Созданная ее правителями в попытке сделать их страну жизнеспособной и конкурентной державой, Российская империя с самого начала была космополитическим проектом. Как и современные ученые, российские императоры все время сравнивали Россию с другими европейскими империями. С их первых и до последних дней внимание царей было приковано к проблемным зонам на периферии, а ядро российского населения они воспринимали как ограниченный и не всегда надежный, но данный Богом ресурс. Колонизировав многочисленные земли, Россия применяла колониальные режимы непрямого правления — принудительные, коммунитарные и экзотизи-рующие — к собственному населению.
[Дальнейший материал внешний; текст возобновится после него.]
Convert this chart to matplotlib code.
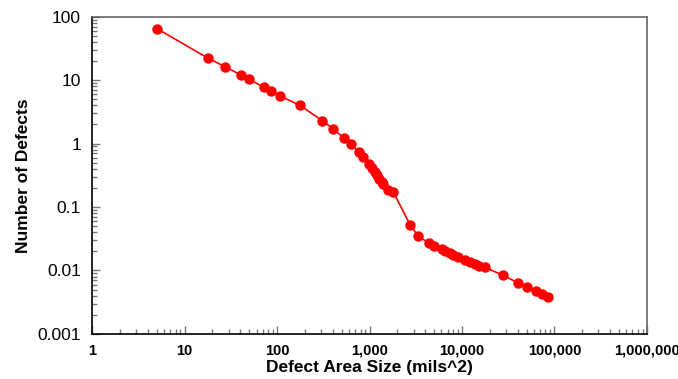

Богатая насилием и бедная капиталом (Tilly 1990), империя осваивала и защищала эти огромные земли, давно или недавно приобретенные по причинам, о которых помнили — или уже не помнили? — одни только историки. В рассказе Льва Толстого «Сколько человеку земли нужно?» крестьянин покидает «перенаселенную» Центральную Россию и отправляется в колонизованные степи Башкирии, где дружелюбные номады предлагают ему столько земли, сколько он сможет обойти за день. От рассвета до заката он идет и бежит — и умирает от истощения, завершив круг. Тут его и хоронят кочевники: вот сколько земли, как раз для тела, нужно человеку, говорит Толстой. Но он сам приобретал поместье за поместьем, субсидируя сельскохозяйственные эксперименты гонорарами от своих романов.